Jika anda membuka rekening di bank atau ketika anda membeli valas di money changer atau membuka account di sekuritas, biasanya ada prosedur yang dinamakan Know Your Customer ( KYC ), nah dalam bertransaksi di market khususnya BEI adalah penting bagi anda untuk Know Your Bandar ( KYB ) hahahahaha. Karena trading dengan berpihak di pihak yang benar cenderung menghasilkan profit, demikian sebaliknya.

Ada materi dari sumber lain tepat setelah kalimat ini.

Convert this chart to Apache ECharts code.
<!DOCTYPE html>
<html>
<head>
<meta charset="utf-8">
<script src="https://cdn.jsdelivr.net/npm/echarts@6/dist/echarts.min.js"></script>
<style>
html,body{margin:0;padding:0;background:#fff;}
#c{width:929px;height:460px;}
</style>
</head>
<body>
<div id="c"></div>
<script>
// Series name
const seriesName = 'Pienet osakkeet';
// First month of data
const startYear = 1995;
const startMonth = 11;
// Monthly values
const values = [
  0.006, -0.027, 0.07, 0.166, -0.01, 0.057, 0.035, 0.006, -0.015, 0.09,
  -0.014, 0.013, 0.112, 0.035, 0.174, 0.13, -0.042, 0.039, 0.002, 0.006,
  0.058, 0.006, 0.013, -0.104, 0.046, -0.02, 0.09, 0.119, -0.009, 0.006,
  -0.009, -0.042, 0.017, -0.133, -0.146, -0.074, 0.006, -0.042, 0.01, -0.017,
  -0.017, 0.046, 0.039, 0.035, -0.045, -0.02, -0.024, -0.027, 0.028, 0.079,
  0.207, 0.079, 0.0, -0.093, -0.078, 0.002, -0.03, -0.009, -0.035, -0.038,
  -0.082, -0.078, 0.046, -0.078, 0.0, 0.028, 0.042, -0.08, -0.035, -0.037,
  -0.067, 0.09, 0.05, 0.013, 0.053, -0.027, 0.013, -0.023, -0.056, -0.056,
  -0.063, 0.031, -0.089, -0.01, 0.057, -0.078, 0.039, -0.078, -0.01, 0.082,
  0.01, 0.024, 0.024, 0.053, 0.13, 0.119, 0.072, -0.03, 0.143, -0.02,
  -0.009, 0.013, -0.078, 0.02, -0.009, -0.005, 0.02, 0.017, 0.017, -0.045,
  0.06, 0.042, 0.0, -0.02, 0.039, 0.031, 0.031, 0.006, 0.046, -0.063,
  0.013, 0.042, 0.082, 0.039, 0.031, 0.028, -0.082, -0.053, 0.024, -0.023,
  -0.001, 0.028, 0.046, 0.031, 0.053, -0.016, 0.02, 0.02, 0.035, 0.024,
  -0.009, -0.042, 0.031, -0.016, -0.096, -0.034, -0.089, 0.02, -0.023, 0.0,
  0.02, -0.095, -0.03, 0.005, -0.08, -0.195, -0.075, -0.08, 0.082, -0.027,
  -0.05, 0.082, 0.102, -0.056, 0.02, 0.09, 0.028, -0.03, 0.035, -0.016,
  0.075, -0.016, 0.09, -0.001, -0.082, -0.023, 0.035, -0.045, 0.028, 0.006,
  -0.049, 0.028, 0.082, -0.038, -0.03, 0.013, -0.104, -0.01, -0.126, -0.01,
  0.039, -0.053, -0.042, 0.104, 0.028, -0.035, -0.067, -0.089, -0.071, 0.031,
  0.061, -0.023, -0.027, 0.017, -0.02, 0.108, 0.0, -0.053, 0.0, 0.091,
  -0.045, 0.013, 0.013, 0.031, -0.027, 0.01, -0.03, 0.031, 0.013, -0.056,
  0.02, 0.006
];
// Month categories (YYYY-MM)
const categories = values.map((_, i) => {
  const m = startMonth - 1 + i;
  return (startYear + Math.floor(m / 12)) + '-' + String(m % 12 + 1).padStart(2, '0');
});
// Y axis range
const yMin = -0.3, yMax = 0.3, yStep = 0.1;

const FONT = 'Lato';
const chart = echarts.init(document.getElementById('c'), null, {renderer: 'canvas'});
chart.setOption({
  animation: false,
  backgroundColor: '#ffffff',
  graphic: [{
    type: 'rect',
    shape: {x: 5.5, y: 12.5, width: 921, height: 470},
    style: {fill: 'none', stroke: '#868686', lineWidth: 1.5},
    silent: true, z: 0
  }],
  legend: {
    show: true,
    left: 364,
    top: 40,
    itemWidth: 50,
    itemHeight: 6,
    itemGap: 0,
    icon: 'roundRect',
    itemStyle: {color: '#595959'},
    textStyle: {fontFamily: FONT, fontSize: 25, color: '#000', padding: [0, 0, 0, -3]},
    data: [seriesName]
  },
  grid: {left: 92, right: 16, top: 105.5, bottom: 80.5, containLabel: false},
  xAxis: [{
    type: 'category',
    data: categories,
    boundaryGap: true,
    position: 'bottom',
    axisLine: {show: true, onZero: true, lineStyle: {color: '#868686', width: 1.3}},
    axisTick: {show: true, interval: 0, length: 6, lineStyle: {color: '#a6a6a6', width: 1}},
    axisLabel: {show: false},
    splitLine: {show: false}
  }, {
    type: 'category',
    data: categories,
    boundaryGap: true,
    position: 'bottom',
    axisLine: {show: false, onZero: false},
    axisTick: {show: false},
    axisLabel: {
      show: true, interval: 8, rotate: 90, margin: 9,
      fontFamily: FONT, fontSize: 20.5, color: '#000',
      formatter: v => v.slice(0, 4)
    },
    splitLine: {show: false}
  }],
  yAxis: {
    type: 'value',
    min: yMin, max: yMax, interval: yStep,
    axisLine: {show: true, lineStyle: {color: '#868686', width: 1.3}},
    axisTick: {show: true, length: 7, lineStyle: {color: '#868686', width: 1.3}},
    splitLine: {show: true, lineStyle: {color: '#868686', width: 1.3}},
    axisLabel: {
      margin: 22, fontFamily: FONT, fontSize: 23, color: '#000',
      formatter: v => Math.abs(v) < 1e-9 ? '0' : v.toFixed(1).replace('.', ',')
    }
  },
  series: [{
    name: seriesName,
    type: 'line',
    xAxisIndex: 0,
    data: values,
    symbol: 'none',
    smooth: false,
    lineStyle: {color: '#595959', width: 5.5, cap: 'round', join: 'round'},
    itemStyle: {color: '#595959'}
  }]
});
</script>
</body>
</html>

Tehnik apapun yang digunakan apakah bottom fishing, buy high sell high ,or whatever, akan menjadi lebih baik bila ada prosedur KYB nya. Itu pun masih ada peluang salahnya yang dikarenakan adanya deception, apalagi yang sembarang hantam kromo.

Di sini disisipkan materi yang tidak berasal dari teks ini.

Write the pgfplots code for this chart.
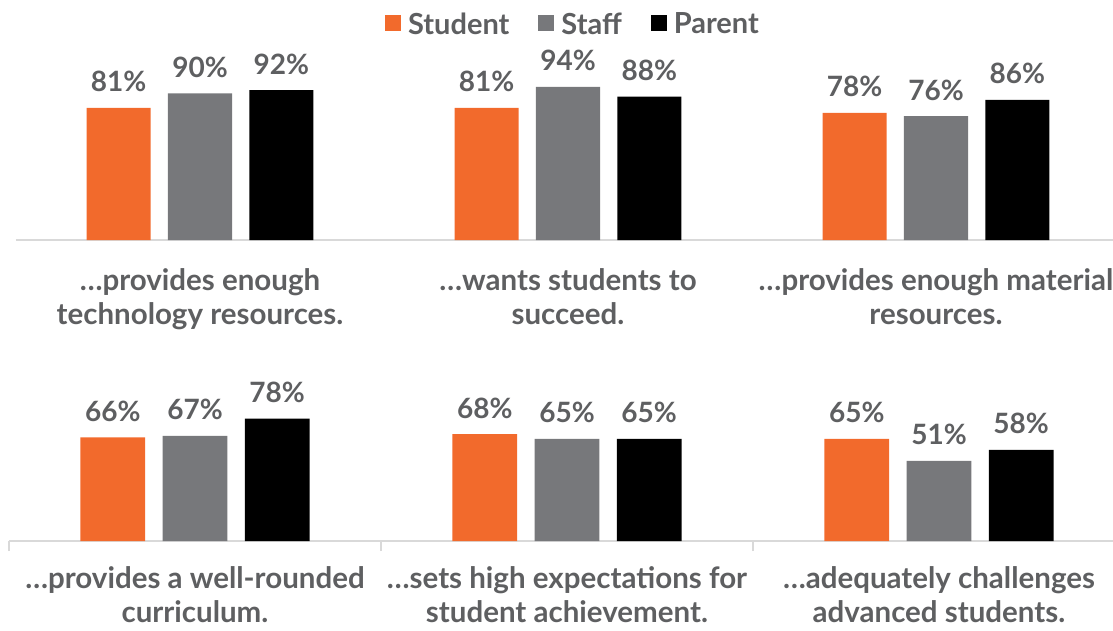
\documentclass[border=0pt]{standalone}
\usepackage{pgfplots}
\pgfplotsset{compat=1.18}
\usepackage{fontspec}
\setmainfont{Lato}
\definecolor{orng}{HTML}{F26A2C}
\definecolor{gry}{HTML}{77787B}
\definecolor{txt}{HTML}{5E5F61}
\definecolor{axl}{HTML}{D9D9D9}
\tikzset{cat/.style={font=\fontsize{29.5}{34.5}\selectfont\bfseries, text=txt, align=center, anchor=north, inner sep=0pt}}
\pgfplotsset{
 common/.style={
  scale only axis, ybar, ymin=0, ymax=100, xmin=-0.5, xmax=2.5,
  bar width=0.174, clip=false,
  axis y line=none, axis x line*=bottom,
  x axis line style={-, draw=axl, line width=1.5pt},
  ytick=\empty,
  point meta=y,
  nodes near coords={\pgfmathprintnumber{\pgfplotspointmeta}\%},
  /pgf/number format/assume math mode=true,
  every node near coord/.append style={font=\fontsize{28}{34}\selectfont\bfseries, text=txt, anchor=base, yshift=16pt, inner sep=0pt},
 },
}
\begin{document}
\begin{tikzpicture}
\useasboundingbox (0pt,0pt) rectangle (1113pt,630pt);
\begin{axis}[common, at={(16pt,390pt)}, anchor=south west, width=1104pt, height=163pt,
  xtick=\empty,
  legend columns=3,
  legend image code/.code={\fill[#1] (0pt,-7pt) rectangle (16pt,9pt);},
  legend style={draw=none, fill=none, at={(0.5,1)}, anchor=center, yshift=53pt, xshift=5pt,
    font=\fontsize{29}{34}\selectfont\bfseries, text=txt,
    /tikz/every odd column/.append style={column sep=5pt},
    /tikz/every even column/.append style={column sep=27pt}},
]
\addplot[fill=orng, draw=none, bar shift=-0.221] coordinates {(0,81) (1,81) (2,78)};
\addplot[fill=gry, draw=none, bar shift=0] coordinates {(0,90) (1,94) (2,76)};
\addplot[fill=black, draw=none, bar shift=0.221] coordinates {(0,92) (1,88) (2,86)};
\legend{Student, Staff, Parent}
\node[cat, yshift=-28pt] at (axis cs:0,0) {…provides enough\\technology resources.};
\node[cat, yshift=-28pt] at (axis cs:1,0) {…wants students to\\succeed.};
\node[cat, yshift=-28pt] at (axis cs:2,0) {…provides enough material\\resources.};
\end{axis}
\begin{axis}[common, at={(9pt,89pt)}, anchor=south west, width=1116pt, height=157pt,
  xtick={-0.5,0.5,1.5,2.5}, xticklabels=\empty,
  major tick length=10pt, tick align=outside,
  xtick style={draw=axl, line width=1.5pt},
]
\addplot[fill=orng, draw=none, bar shift=-0.221] coordinates {(0,66) (1,68) (2,65)};
\addplot[fill=gry, draw=none, bar shift=0] coordinates {(0,67) (1,65) (2,51)};
\addplot[fill=black, draw=none, bar shift=0.221] coordinates {(0,78) (1,65) (2,58)};
\node[cat, yshift=-25pt] at (axis cs:0,0) {…provides a well-rounded\\curriculum.};
\node[cat, yshift=-25pt] at (axis cs:1,0) {…sets high expectations for\\student achievement.};
\node[cat, yshift=-25pt] at (axis cs:2,0) {…adequately challenges\\advanced students.};
\end{axis}
\end{tikzpicture}
\end{document}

Dari tulisan diatas, mungkin ada diantara pembaca yang mengambil kesimpulan bahwa : Tentu saja jangan buy ketika di fase akumulasi dan buy ketika fase mark up. Hal tersebut ada benarnya, namun perlu diingat bahwa:
KITA SELALU MAMPU BERCERITA SUATU FASE AKUMULASI - DISTRIBUSI- MARK UP- MARK DOWN, HANYA KETIKA SUDAH TERJADI. Faktanya adalah hampir setiap orang justru tidak pernah mampu meraba apa yang di depan, contoh buy saham di downtrend, buy saham yang datar lama, nah itu semua disadari ketika kita menoleh kebelakang bukan? Oleh karena itu apa yang dimaksudkan tulisan diatas adalah bagaimana kita belajar melihat kedepan. Kemampuan prediksi dalam trading harus terus diasah hingga mencapai lebih dari 50%. Karena kalau ada yang bilang bahwa trading bisa 50% benar saja sudah baik, maka LEBIH BAIK jangan trading, simpan di SBI / deposito saja uang anda. Mengapa harus mempertaruhkan uang anda dalam probabilita 50-50 ? MINIMAL kemampuan prediksi anda haruslah 51% benar. Jika hanya mampu 50-50 , maka sebetulnya kita semua tahu apa hasil akhir protofolio.
Dalam falsafah jawa ada 3 hal yang tentunya kita pernah belajar ketika di bangku sekolah yaitu :
1. Ing Ngarso Sung Tuladha
2. Ing Madya Mangun Karsa
3. Tut Wuri Handayani
Nah selama ini kita trading biasanya hanya Tut Wuri Handayani, itu sebabnya cuan tidak bisa banyak. Jadi jika mau cuan banyak di market harus belajar menjadi yang nomor 1.ha.ha.ha.ha.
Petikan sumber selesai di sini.